_Given instruction_
Reproduce the listing below character for character; drop every image.

---------- Provided material ----------

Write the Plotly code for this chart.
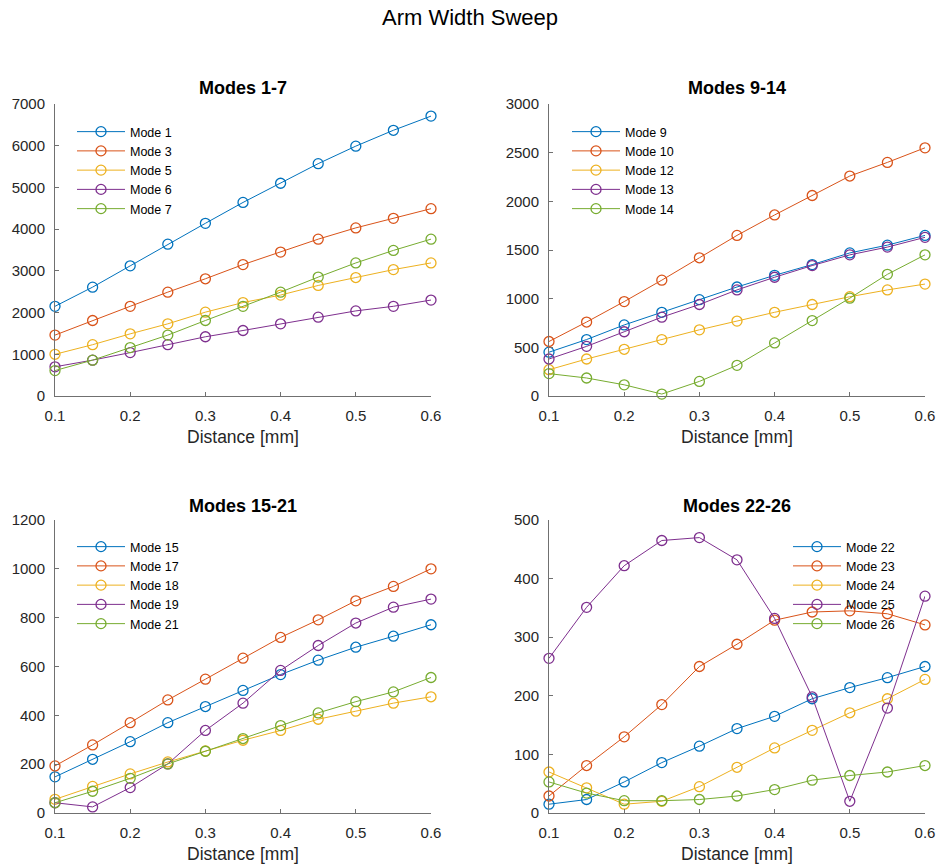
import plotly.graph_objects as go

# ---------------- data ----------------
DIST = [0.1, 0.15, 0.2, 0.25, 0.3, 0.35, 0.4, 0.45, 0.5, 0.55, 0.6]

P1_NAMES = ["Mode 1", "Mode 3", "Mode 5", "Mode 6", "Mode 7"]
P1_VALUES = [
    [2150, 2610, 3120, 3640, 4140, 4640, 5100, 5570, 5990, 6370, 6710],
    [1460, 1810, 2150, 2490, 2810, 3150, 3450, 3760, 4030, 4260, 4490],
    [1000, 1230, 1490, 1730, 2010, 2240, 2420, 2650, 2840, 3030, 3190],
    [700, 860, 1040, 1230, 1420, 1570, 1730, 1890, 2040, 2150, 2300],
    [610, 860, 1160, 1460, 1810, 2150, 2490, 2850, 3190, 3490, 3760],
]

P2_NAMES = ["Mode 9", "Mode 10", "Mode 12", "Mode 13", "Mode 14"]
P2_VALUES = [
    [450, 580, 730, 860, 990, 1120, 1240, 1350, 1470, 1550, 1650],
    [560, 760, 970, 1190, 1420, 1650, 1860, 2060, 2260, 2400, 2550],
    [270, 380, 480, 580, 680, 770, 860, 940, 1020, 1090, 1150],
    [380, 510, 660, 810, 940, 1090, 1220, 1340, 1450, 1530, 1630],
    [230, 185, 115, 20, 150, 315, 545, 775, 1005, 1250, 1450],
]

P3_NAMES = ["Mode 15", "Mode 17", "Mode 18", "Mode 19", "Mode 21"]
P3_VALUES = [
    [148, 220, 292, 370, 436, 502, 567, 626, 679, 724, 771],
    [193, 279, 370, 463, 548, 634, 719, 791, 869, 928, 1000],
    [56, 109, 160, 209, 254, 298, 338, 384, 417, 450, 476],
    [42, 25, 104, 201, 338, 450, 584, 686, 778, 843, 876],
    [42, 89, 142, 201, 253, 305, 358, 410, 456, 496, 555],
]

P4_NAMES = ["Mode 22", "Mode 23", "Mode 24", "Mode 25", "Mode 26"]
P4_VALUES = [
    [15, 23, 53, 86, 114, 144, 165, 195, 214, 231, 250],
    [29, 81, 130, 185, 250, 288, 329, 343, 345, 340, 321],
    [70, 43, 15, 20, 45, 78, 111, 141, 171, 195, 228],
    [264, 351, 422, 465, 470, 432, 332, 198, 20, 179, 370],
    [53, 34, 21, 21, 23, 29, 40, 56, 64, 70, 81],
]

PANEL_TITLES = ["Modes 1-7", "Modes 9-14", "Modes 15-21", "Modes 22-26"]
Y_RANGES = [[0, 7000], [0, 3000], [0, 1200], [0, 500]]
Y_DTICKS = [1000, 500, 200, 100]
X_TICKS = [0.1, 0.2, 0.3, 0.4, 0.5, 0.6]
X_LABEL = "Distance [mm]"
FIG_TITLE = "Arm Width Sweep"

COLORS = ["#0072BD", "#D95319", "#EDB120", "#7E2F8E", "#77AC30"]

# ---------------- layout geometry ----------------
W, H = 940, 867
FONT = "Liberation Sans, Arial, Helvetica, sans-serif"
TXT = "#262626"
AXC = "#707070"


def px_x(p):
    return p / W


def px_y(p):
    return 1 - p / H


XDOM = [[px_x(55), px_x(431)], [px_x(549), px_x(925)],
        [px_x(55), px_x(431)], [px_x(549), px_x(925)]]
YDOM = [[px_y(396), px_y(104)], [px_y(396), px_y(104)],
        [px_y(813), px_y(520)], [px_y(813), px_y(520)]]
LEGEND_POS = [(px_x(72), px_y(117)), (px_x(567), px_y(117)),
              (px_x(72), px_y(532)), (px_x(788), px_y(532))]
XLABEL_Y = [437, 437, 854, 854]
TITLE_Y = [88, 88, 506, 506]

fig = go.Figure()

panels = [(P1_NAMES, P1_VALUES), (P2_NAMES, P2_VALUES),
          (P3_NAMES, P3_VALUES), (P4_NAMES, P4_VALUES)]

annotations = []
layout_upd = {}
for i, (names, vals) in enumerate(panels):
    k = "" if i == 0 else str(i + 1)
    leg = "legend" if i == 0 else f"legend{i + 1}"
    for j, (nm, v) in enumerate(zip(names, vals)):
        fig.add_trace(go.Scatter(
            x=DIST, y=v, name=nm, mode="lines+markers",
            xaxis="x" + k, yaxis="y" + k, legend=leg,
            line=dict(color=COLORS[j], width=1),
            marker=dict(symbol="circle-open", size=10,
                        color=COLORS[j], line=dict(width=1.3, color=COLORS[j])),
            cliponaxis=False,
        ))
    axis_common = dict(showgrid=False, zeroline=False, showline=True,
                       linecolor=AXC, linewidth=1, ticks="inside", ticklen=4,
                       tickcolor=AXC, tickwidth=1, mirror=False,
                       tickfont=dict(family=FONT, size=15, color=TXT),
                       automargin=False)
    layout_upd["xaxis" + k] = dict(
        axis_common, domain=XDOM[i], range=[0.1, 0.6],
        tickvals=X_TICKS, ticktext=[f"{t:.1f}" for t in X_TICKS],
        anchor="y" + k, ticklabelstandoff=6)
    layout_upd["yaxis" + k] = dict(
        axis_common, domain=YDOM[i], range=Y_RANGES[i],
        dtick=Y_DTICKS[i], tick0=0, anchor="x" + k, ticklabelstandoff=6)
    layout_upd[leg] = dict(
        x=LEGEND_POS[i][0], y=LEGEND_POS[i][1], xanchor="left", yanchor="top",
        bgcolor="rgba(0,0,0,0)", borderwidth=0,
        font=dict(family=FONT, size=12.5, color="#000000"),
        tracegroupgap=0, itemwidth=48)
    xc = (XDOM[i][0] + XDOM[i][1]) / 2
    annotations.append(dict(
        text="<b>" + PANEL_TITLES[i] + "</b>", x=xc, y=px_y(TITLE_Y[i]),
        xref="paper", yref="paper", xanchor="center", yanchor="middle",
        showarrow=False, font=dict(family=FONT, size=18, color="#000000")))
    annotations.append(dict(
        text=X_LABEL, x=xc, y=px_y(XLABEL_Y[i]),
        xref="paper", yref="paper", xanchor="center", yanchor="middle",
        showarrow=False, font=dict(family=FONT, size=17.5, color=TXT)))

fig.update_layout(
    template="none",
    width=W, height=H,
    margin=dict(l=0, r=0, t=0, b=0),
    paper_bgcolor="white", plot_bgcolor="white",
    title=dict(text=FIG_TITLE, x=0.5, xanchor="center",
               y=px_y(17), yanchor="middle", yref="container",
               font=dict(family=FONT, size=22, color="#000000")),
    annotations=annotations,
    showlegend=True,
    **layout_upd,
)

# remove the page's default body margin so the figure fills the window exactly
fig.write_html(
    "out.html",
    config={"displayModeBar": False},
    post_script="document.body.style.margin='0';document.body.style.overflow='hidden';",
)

----------

_Completed task_
Write the Plotly code for this chart.
import plotly.graph_objects as go

# ---------------- data ----------------
DIST = [0.1, 0.15, 0.2, 0.25, 0.3, 0.35, 0.4, 0.45, 0.5, 0.55, 0.6]

P1_NAMES = ["Mode 1", "Mode 3", "Mode 5", "Mode 6", "Mode 7"]
P1_VALUES = [
    [2150, 2610, 3120, 3640, 4140, 4640, 5100, 5570, 5990, 6370, 6710],
    [1460, 1810, 2150, 2490, 2810, 3150, 3450, 3760, 4030, 4260, 4490],
    [1000, 1230, 1490, 1730, 2010, 2240, 2420, 2650, 2840, 3030, 3190],
    [700, 860, 1040, 1230, 1420, 1570, 1730, 1890, 2040, 2150, 2300],
    [610, 860, 1160, 1460, 1810, 2150, 2490, 2850, 3190, 3490, 3760],
]

P2_NAMES = ["Mode 9", "Mode 10", "Mode 12", "Mode 13", "Mode 14"]
P2_VALUES = [
    [450, 580, 730, 860, 990, 1120, 1240, 1350, 1470, 1550, 1650],
    [560, 760, 970, 1190, 1420, 1650, 1860, 2060, 2260, 2400, 2550],
    [270, 380, 480, 580, 680, 770, 860, 940, 1020, 1090, 1150],
    [380, 510, 660, 810, 940, 1090, 1220, 1340, 1450, 1530, 1630],
    [230, 185, 115, 20, 150, 315, 545, 775, 1005, 1250, 1450],
]

P3_NAMES = ["Mode 15", "Mode 17", "Mode 18", "Mode 19", "Mode 21"]
P3_VALUES = [
    [148, 220, 292, 370, 436, 502, 567, 626, 679, 724, 771],
    [193, 279, 370, 463, 548, 634, 719, 791, 869, 928, 1000],
    [56, 109, 160, 209, 254, 298, 338, 384, 417, 450, 476],
    [42, 25, 104, 201, 338, 450, 584, 686, 778, 843, 876],
    [42, 89, 142, 201, 253, 305, 358, 410, 456, 496, 555],
]

P4_NAMES = ["Mode 22", "Mode 23", "Mode 24", "Mode 25", "Mode 26"]
P4_VALUES = [
    [15, 23, 53, 86, 114, 144, 165, 195, 214, 231, 250],
    [29, 81, 130, 185, 250, 288, 329, 343, 345, 340, 321],
    [70, 43, 15, 20, 45, 78, 111, 141, 171, 195, 228],
    [264, 351, 422, 465, 470, 432, 332, 198, 20, 179, 370],
    [53, 34, 21, 21, 23, 29, 40, 56, 64, 70, 81],
]

PANEL_TITLES = ["Modes 1-7", "Modes 9-14", "Modes 15-21", "Modes 22-26"]
Y_RANGES = [[0, 7000], [0, 3000], [0, 1200], [0, 500]]
Y_DTICKS = [1000, 500, 200, 100]
X_TICKS = [0.1, 0.2, 0.3, 0.4, 0.5, 0.6]
X_LABEL = "Distance [mm]"
FIG_TITLE = "Arm Width Sweep"

COLORS = ["#0072BD", "#D95319", "#EDB120", "#7E2F8E", "#77AC30"]

# ---------------- layout geometry ----------------
W, H = 940, 867
FONT = "Liberation Sans, Arial, Helvetica, sans-serif"
TXT = "#262626"
AXC = "#707070"


def px_x(p):
    return p / W


def px_y(p):
    return 1 - p / H


XDOM = [[px_x(55), px_x(431)], [px_x(549), px_x(925)],
        [px_x(55), px_x(431)], [px_x(549), px_x(925)]]
YDOM = [[px_y(396), px_y(104)], [px_y(396), px_y(104)],
        [px_y(813), px_y(520)], [px_y(813), px_y(520)]]
LEGEND_POS = [(px_x(72), px_y(117)), (px_x(567), px_y(117)),
              (px_x(72), px_y(532)), (px_x(788), px_y(532))]
XLABEL_Y = [437, 437, 854, 854]
TITLE_Y = [88, 88, 506, 506]

fig = go.Figure()

panels = [(P1_NAMES, P1_VALUES), (P2_NAMES, P2_VALUES),
          (P3_NAMES, P3_VALUES), (P4_NAMES, P4_VALUES)]

annotations = []
layout_upd = {}
for i, (names, vals) in enumerate(panels):
    k = "" if i == 0 else str(i + 1)
    leg = "legend" if i == 0 else f"legend{i + 1}"
    for j, (nm, v) in enumerate(zip(names, vals)):
        fig.add_trace(go.Scatter(
            x=DIST, y=v, name=nm, mode="lines+markers",
            xaxis="x" + k, yaxis="y" + k, legend=leg,
            line=dict(color=COLORS[j], width=1),
            marker=dict(symbol="circle-open", size=10,
                        color=COLORS[j], line=dict(width=1.3, color=COLORS[j])),
            cliponaxis=False,
        ))
    axis_common = dict(showgrid=False, zeroline=False, showline=True,
                       linecolor=AXC, linewidth=1, ticks="inside", ticklen=4,
                       tickcolor=AXC, tickwidth=1, mirror=False,
                       tickfont=dict(family=FONT, size=15, color=TXT),
                       automargin=False)
    layout_upd["xaxis" + k] = dict(
        axis_common, domain=XDOM[i], range=[0.1, 0.6],
        tickvals=X_TICKS, ticktext=[f"{t:.1f}" for t in X_TICKS],
        anchor="y" + k, ticklabelstandoff=6)
    layout_upd["yaxis" + k] = dict(
        axis_common, domain=YDOM[i], range=Y_RANGES[i],
        dtick=Y_DTICKS[i], tick0=0, anchor="x" + k, ticklabelstandoff=6)
    layout_upd[leg] = dict(
        x=LEGEND_POS[i][0], y=LEGEND_POS[i][1], xanchor="left", yanchor="top",
        bgcolor="rgba(0,0,0,0)", borderwidth=0,
        font=dict(family=FONT, size=12.5, color="#000000"),
        tracegroupgap=0, itemwidth=48)
    xc = (XDOM[i][0] + XDOM[i][1]) / 2
    annotations.append(dict(
        text="<b>" + PANEL_TITLES[i] + "</b>", x=xc, y=px_y(TITLE_Y[i]),
        xref="paper", yref="paper", xanchor="center", yanchor="middle",
        showarrow=False, font=dict(family=FONT, size=18, color="#000000")))
    annotations.append(dict(
        text=X_LABEL, x=xc, y=px_y(XLABEL_Y[i]),
        xref="paper", yref="paper", xanchor="center", yanchor="middle",
        showarrow=False, font=dict(family=FONT, size=17.5, color=TXT)))

fig.update_layout(
    template="none",
    width=W, height=H,
    margin=dict(l=0, r=0, t=0, b=0),
    paper_bgcolor="white", plot_bgcolor="white",
    title=dict(text=FIG_TITLE, x=0.5, xanchor="center",
               y=px_y(17), yanchor="middle", yref="container",
               font=dict(family=FONT, size=22, color="#000000")),
    annotations=annotations,
    showlegend=True,
    **layout_upd,
)

# remove the page's default body margin so the figure fills the window exactly
fig.write_html(
    "out.html",
    config={"displayModeBar": False},
    post_script="document.body.style.margin='0';document.body.style.overflow='hidden';",
)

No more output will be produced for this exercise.